Let \(E={\mathbb R}\) and \(h\ne 0\)-a.e. be an \(L^c\)-harmonic function constructed in Theorem 7.4.

  1. (1)

    If \({\hat{\nu }}\big (h^{-2}\big )<\infty \), then \(\sigma _{\mathrm{ess}}(L_{\min }^c)=\emptyset \) iff

    $$\begin{aligned} \lim _{x\rightarrow \infty }\Big [\mu \big (h^21\!\!1_{(0,x)}\big ){\hat{\nu }}\big (h^{-2}1\!\!1_{(x,\infty )}\big ) +\mu \big (h^21\!\!1_{(-x, 0)}\big ){\hat{\nu }}\big (h^{-2}1\!\!1_{(-\infty , -x)}\big ) \Big ]=0. \end{aligned}$$
  2. (2)

    If \(\mu \big (h^2\big )<\infty \), then \(\sigma _{\mathrm{ess}}(L_{\max }^c)=\emptyset \) iff

    $$\begin{aligned} \lim _{x\rightarrow \infty }\Big [\mu \big (h^21\!\!1_{(x, \infty )}\big ) {\hat{\nu }}\big (h^{-2}1\!\!1_{(0, x)}\big )+\mu \big (h^21\!\!1_{(-\infty , -x)}\big ) {\hat{\nu }}\big (h^{-2}1\!\!1_{(-x, 0)}\big ) \Big ]=0. \end{aligned}$$
  3. (3)

    If \({\hat{\nu }}\big (h^{-2}1\!\!1_{(-\infty , 0)}\big )={\hat{\nu }} \big (h^{-2}1\!\!1_{(0, \infty )}\big )=\infty =\mu \big (h^21\!\!1_{(-\infty , 0)}\big )=\mu \big (h^21\!\!1_{(0, \infty )}\big )\), then \(\sigma _{\mathrm{ess}}(L_{\min }^c)=\sigma _{\mathrm{ess}}(L_{\max }^c)\ne \emptyset \).

Proof

(a) As in the proof of Theorem 2.1, by [5, Theorem 3.1], it suffices to consider only the case that \(c(x)\equiv 0\).

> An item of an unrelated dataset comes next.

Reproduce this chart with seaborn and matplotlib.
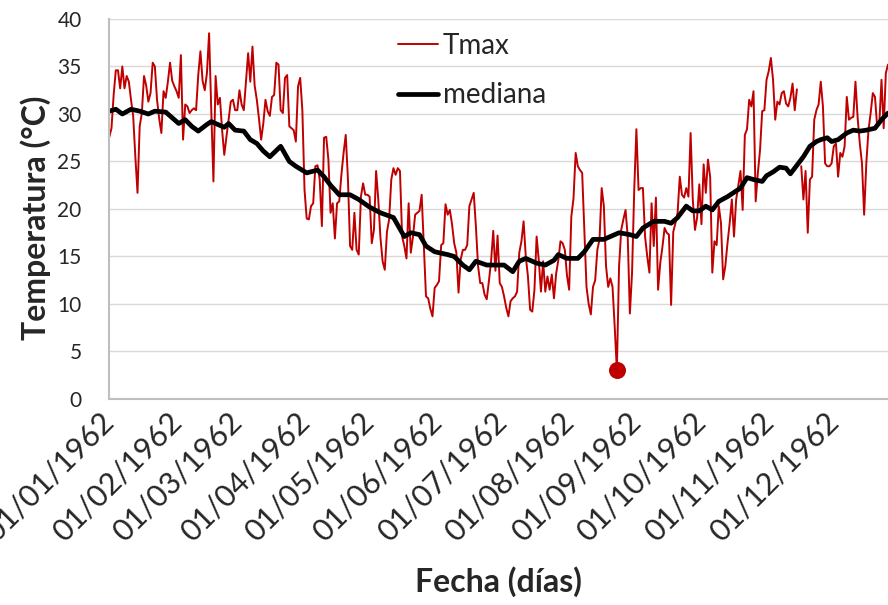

(b) Part (2) of the theorem follows from [10, Theorem 2.5 (2)].

(c) Part (1) of the theorem is a dual of part (2). Refer to [3, (10.6)] or [4, §3.2].

(d) In the present symmetric case, part (3) is obvious in view of Theorem 7.1 (3).   \(\square \)

The approach used in this paper is meaningful in a quite general setup. For instance, one may refer to [5] for some isospectral operators in higher dimensions.